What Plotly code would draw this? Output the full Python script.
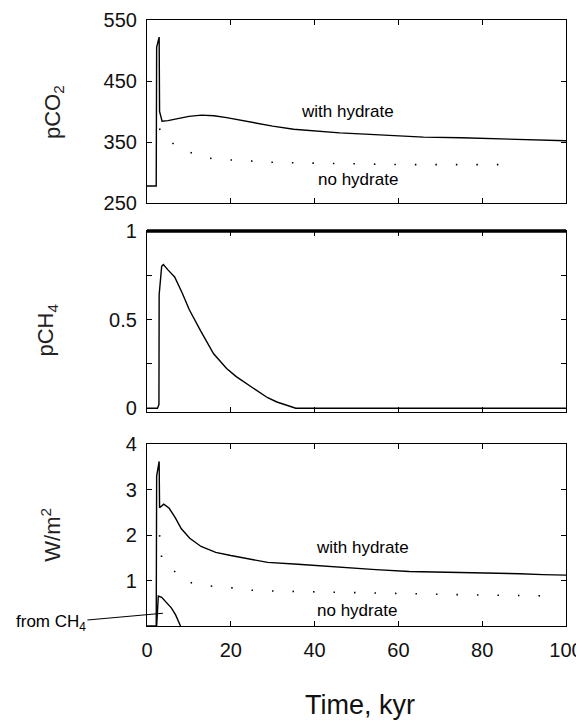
import plotly.graph_objects as go

# ---------------- data ----------------
# Panel 1: pCO2
t_co2_hyd = [0, 2.2, 2.3, 2.5, 2.9, 3.0, 3.3, 3.6, 5, 7, 10, 13, 16, 19, 22, 26, 30, 35, 40, 46, 52, 58, 66, 75, 84, 92, 100]
co2_hyd = [278, 278, 505, 512, 522, 400, 390, 384, 385, 388, 392, 394, 393, 390, 386, 381, 376, 371, 368, 365, 363, 361, 358, 357, 355, 353, 352]
t_co2_no = [3.0, 3.5, 5.7, 7.6, 10.3, 12.5, 15.4, 17.8, 23, 28, 35, 41, 50, 60, 70, 80, 88]
co2_no = [372, 360, 350, 341, 333, 327, 323, 321, 320, 317, 316, 315, 314, 313, 313, 313, 313]

# Panel 2: pCH4
t_ch4 = [0, 2.5, 2.85, 2.9, 3.5, 3.9, 5, 6.6, 8.4, 10.1, 12.8, 15.9, 19, 21.3, 25.3, 28.8, 31, 33.7, 35.5, 100]
ch4 = [0, 0, 0.02, 0.64, 0.80, 0.81, 0.78, 0.74, 0.65, 0.555, 0.436, 0.307, 0.224, 0.178, 0.114, 0.059, 0.035, 0.013, 0.0, 0.0]

# Panel 3: radiative forcing W/m2
t_f_hyd = [0, 2.2, 2.3, 2.5, 2.9, 3.0, 4, 5.3, 6.7, 8.2, 10.2, 12.9, 16.4, 20, 25.3, 28.8, 36, 44.8, 54.6, 62.6, 75, 89, 94.5, 100]
f_hyd = [0, 0, 3.3, 3.45, 3.62, 2.6, 2.68, 2.59, 2.39, 2.14, 1.93, 1.75, 1.62, 1.55, 1.46, 1.40, 1.36, 1.30, 1.24, 1.20, 1.18, 1.15, 1.13, 1.12]
t_f_no = [3.0, 3.5, 5.3, 9, 11.5, 16.9, 21.7, 24.4, 29.7, 35, 48, 66, 80, 97]
f_no = [2.0, 1.5, 1.31, 1.0, 0.92, 0.86, 0.83, 0.79, 0.77, 0.76, 0.74, 0.70, 0.68, 0.66]
t_f_ch4 = [2.3, 2.7, 3.5, 4.5, 5.8, 6.8, 7.5, 8.0]
f_ch4 = [0, 0.66, 0.63, 0.52, 0.40, 0.25, 0.11, 0]

x_ticks = [0, 20, 40, 60, 80, 100]

# ---------------- figure ----------------
FONT = "Liberation Sans, Arial, sans-serif"
solid = dict(color="black", width=1.4)
dotted = dict(color="black", width=1.6, dash="1.5px,19px")

fig = go.Figure()
fig.add_trace(go.Scatter(x=t_co2_hyd, y=co2_hyd, mode="lines", line=solid, xaxis="x", yaxis="y"))
fig.add_trace(go.Scatter(x=t_co2_no, y=co2_no, mode="lines", line=dotted, xaxis="x", yaxis="y"))
fig.add_trace(go.Scatter(x=t_ch4, y=ch4, mode="lines", line=solid, xaxis="x2", yaxis="y2"))
fig.add_trace(go.Scatter(x=t_f_hyd, y=f_hyd, mode="lines", line=solid, xaxis="x3", yaxis="y3"))
fig.add_trace(go.Scatter(x=t_f_no, y=f_no, mode="lines", line=dotted, xaxis="x3", yaxis="y3"))
fig.add_trace(go.Scatter(x=t_f_ch4, y=f_ch4, mode="lines", line=solid, xaxis="x3", yaxis="y3"))

axis_common = dict(showline=True, linecolor="black", linewidth=1.2, mirror="allticks",
                   ticks="inside", ticklen=5, tickcolor="black", showgrid=False, zeroline=False,
                   automargin=False,
                   tickfont=dict(family=FONT, size=20, color="#111"))

xcommon = dict(axis_common, range=[0, 100], tickvals=x_ticks)
fig.update_layout(
    xaxis=dict(xcommon, anchor="y", showticklabels=False),
    xaxis2=dict(xcommon, anchor="y2", showticklabels=False),
    xaxis3=dict(xcommon, anchor="y3", ticktext=[str(v) for v in x_ticks], ticklabelstandoff=6),
    yaxis=dict(axis_common, domain=[0.698, 1.0], range=[250, 550], tickvals=[250, 350, 450, 550],
               ticklabelstandoff=5),
    yaxis2=dict(axis_common, domain=[0.353, 0.652], range=[-0.022, 1.0],
                tickvals=[0, 0.25, 0.5, 0.75, 1], ticktext=["0", "", "0.5", "", "1"], ticklabelstandoff=5),
    yaxis3=dict(axis_common, domain=[0.0, 0.300], range=[0, 4],
                tickvals=[0, 1, 2, 3, 4], ticktext=["", "1", "2", "3", "4"], ticklabelstandoff=5),
)

# thick top edge of the pCH4 panel
fig.add_shape(type="line", xref="x2 domain", yref="y2 domain", x0=0, x1=1, y0=1, y1=1,
              line=dict(color="black", width=3.5))

lab = dict(family=FONT, size=17, color="black")
C = dict(xanchor="center", yanchor="middle", showarrow=False)
ttl = dict(family=FONT, size=22, color="#222")
ann = [
    dict(C, x=47.8, y=400, xref="x", yref="y", text="with hydrate", font=lab),
    dict(C, x=50.4, y=288, xref="x", yref="y", text="no hydrate", font=lab),
    dict(C, x=51.5, y=1.73, xref="x3", yref="y3", text="with hydrate", font=lab),
    dict(C, x=50.0, y=0.35, xref="x3", yref="y3", text="no hydrate", font=lab),
    dict(x=3.8, y=0.28, xref="x3", yref="y3", text="from CH<sub>4</sub>", showarrow=True,
         arrowhead=0, arrowwidth=1.2, arrowcolor="black", ax=-112, ay=10,
         font=dict(family=FONT, size=17, color="black")),
    dict(C, x=-0.222, y=0.848, xref="paper", yref="paper", text="pCO<sub>2</sub>", textangle=-90, font=ttl),
    dict(C, x=-0.238, y=0.488, xref="paper", yref="paper", text="pCH<sub>4</sub>", textangle=-90, font=ttl),
    dict(C, x=-0.23, y=0.150, xref="paper", yref="paper", text="W/m<sup>2</sup>", textangle=-90, font=ttl),
    dict(C, x=0.508, y=-0.131, xref="paper", yref="paper", text="Time, kyr",
         font=dict(family=FONT, size=27, color="#111")),
]
fig.update_layout(
    annotations=ann,
    width=576, height=720,
    margin=dict(l=139, r=18, t=12, b=102),
    paper_bgcolor="white", plot_bgcolor="white",
    showlegend=False,
)

fig.write_html("out.html")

Your instructions: Extract the full listing above verbatim; pictures are to be left out of the copy.

Solved problem:
What Plotly code would draw this? Output the full Python script.
import plotly.graph_objects as go

# ---------------- data ----------------
# Panel 1: pCO2
t_co2_hyd = [0, 2.2, 2.3, 2.5, 2.9, 3.0, 3.3, 3.6, 5, 7, 10, 13, 16, 19, 22, 26, 30, 35, 40, 46, 52, 58, 66, 75, 84, 92, 100]
co2_hyd = [278, 278, 505, 512, 522, 400, 390, 384, 385, 388, 392, 394, 393, 390, 386, 381, 376, 371, 368, 365, 363, 361, 358, 357, 355, 353, 352]
t_co2_no = [3.0, 3.5, 5.7, 7.6, 10.3, 12.5, 15.4, 17.8, 23, 28, 35, 41, 50, 60, 70, 80, 88]
co2_no = [372, 360, 350, 341, 333, 327, 323, 321, 320, 317, 316, 315, 314, 313, 313, 313, 313]

# Panel 2: pCH4
t_ch4 = [0, 2.5, 2.85, 2.9, 3.5, 3.9, 5, 6.6, 8.4, 10.1, 12.8, 15.9, 19, 21.3, 25.3, 28.8, 31, 33.7, 35.5, 100]
ch4 = [0, 0, 0.02, 0.64, 0.80, 0.81, 0.78, 0.74, 0.65, 0.555, 0.436, 0.307, 0.224, 0.178, 0.114, 0.059, 0.035, 0.013, 0.0, 0.0]

# Panel 3: radiative forcing W/m2
t_f_hyd = [0, 2.2, 2.3, 2.5, 2.9, 3.0, 4, 5.3, 6.7, 8.2, 10.2, 12.9, 16.4, 20, 25.3, 28.8, 36, 44.8, 54.6, 62.6, 75, 89, 94.5, 100]
f_hyd = [0, 0, 3.3, 3.45, 3.62, 2.6, 2.68, 2.59, 2.39, 2.14, 1.93, 1.75, 1.62, 1.55, 1.46, 1.40, 1.36, 1.30, 1.24, 1.20, 1.18, 1.15, 1.13, 1.12]
t_f_no = [3.0, 3.5, 5.3, 9, 11.5, 16.9, 21.7, 24.4, 29.7, 35, 48, 66, 80, 97]
f_no = [2.0, 1.5, 1.31, 1.0, 0.92, 0.86, 0.83, 0.79, 0.77, 0.76, 0.74, 0.70, 0.68, 0.66]
t_f_ch4 = [2.3, 2.7, 3.5, 4.5, 5.8, 6.8, 7.5, 8.0]
f_ch4 = [0, 0.66, 0.63, 0.52, 0.40, 0.25, 0.11, 0]

x_ticks = [0, 20, 40, 60, 80, 100]

# ---------------- figure ----------------
FONT = "Liberation Sans, Arial, sans-serif"
solid = dict(color="black", width=1.4)
dotted = dict(color="black", width=1.6, dash="1.5px,19px")

fig = go.Figure()
fig.add_trace(go.Scatter(x=t_co2_hyd, y=co2_hyd, mode="lines", line=solid, xaxis="x", yaxis="y"))
fig.add_trace(go.Scatter(x=t_co2_no, y=co2_no, mode="lines", line=dotted, xaxis="x", yaxis="y"))
fig.add_trace(go.Scatter(x=t_ch4, y=ch4, mode="lines", line=solid, xaxis="x2", yaxis="y2"))
fig.add_trace(go.Scatter(x=t_f_hyd, y=f_hyd, mode="lines", line=solid, xaxis="x3", yaxis="y3"))
fig.add_trace(go.Scatter(x=t_f_no, y=f_no, mode="lines", line=dotted, xaxis="x3", yaxis="y3"))
fig.add_trace(go.Scatter(x=t_f_ch4, y=f_ch4, mode="lines", line=solid, xaxis="x3", yaxis="y3"))

axis_common = dict(showline=True, linecolor="black", linewidth=1.2, mirror="allticks",
                   ticks="inside", ticklen=5, tickcolor="black", showgrid=False, zeroline=False,
                   automargin=False,
                   tickfont=dict(family=FONT, size=20, color="#111"))

xcommon = dict(axis_common, range=[0, 100], tickvals=x_ticks)
fig.update_layout(
    xaxis=dict(xcommon, anchor="y", showticklabels=False),
    xaxis2=dict(xcommon, anchor="y2", showticklabels=False),
    xaxis3=dict(xcommon, anchor="y3", ticktext=[str(v) for v in x_ticks], ticklabelstandoff=6),
    yaxis=dict(axis_common, domain=[0.698, 1.0], range=[250, 550], tickvals=[250, 350, 450, 550],
               ticklabelstandoff=5),
    yaxis2=dict(axis_common, domain=[0.353, 0.652], range=[-0.022, 1.0],
                tickvals=[0, 0.25, 0.5, 0.75, 1], ticktext=["0", "", "0.5", "", "1"], ticklabelstandoff=5),
    yaxis3=dict(axis_common, domain=[0.0, 0.300], range=[0, 4],
                tickvals=[0, 1, 2, 3, 4], ticktext=["", "1", "2", "3", "4"], ticklabelstandoff=5),
)

# thick top edge of the pCH4 panel
fig.add_shape(type="line", xref="x2 domain", yref="y2 domain", x0=0, x1=1, y0=1, y1=1,
              line=dict(color="black", width=3.5))

lab = dict(family=FONT, size=17, color="black")
C = dict(xanchor="center", yanchor="middle", showarrow=False)
ttl = dict(family=FONT, size=22, color="#222")
ann = [
    dict(C, x=47.8, y=400, xref="x", yref="y", text="with hydrate", font=lab),
    dict(C, x=50.4, y=288, xref="x", yref="y", text="no hydrate", font=lab),
    dict(C, x=51.5, y=1.73, xref="x3", yref="y3", text="with hydrate", font=lab),
    dict(C, x=50.0, y=0.35, xref="x3", yref="y3", text="no hydrate", font=lab),
    dict(x=3.8, y=0.28, xref="x3", yref="y3", text="from CH<sub>4</sub>", showarrow=True,
         arrowhead=0, arrowwidth=1.2, arrowcolor="black", ax=-112, ay=10,
         font=dict(family=FONT, size=17, color="black")),
    dict(C, x=-0.222, y=0.848, xref="paper", yref="paper", text="pCO<sub>2</sub>", textangle=-90, font=ttl),
    dict(C, x=-0.238, y=0.488, xref="paper", yref="paper", text="pCH<sub>4</sub>", textangle=-90, font=ttl),
    dict(C, x=-0.23, y=0.150, xref="paper", yref="paper", text="W/m<sup>2</sup>", textangle=-90, font=ttl),
    dict(C, x=0.508, y=-0.131, xref="paper", yref="paper", text="Time, kyr",
         font=dict(family=FONT, size=27, color="#111")),
]
fig.update_layout(
    annotations=ann,
    width=576, height=720,
    margin=dict(l=139, r=18, t=12, b=102),
    paper_bgcolor="white", plot_bgcolor="white",
    showlegend=False,
)

fig.write_html("out.html")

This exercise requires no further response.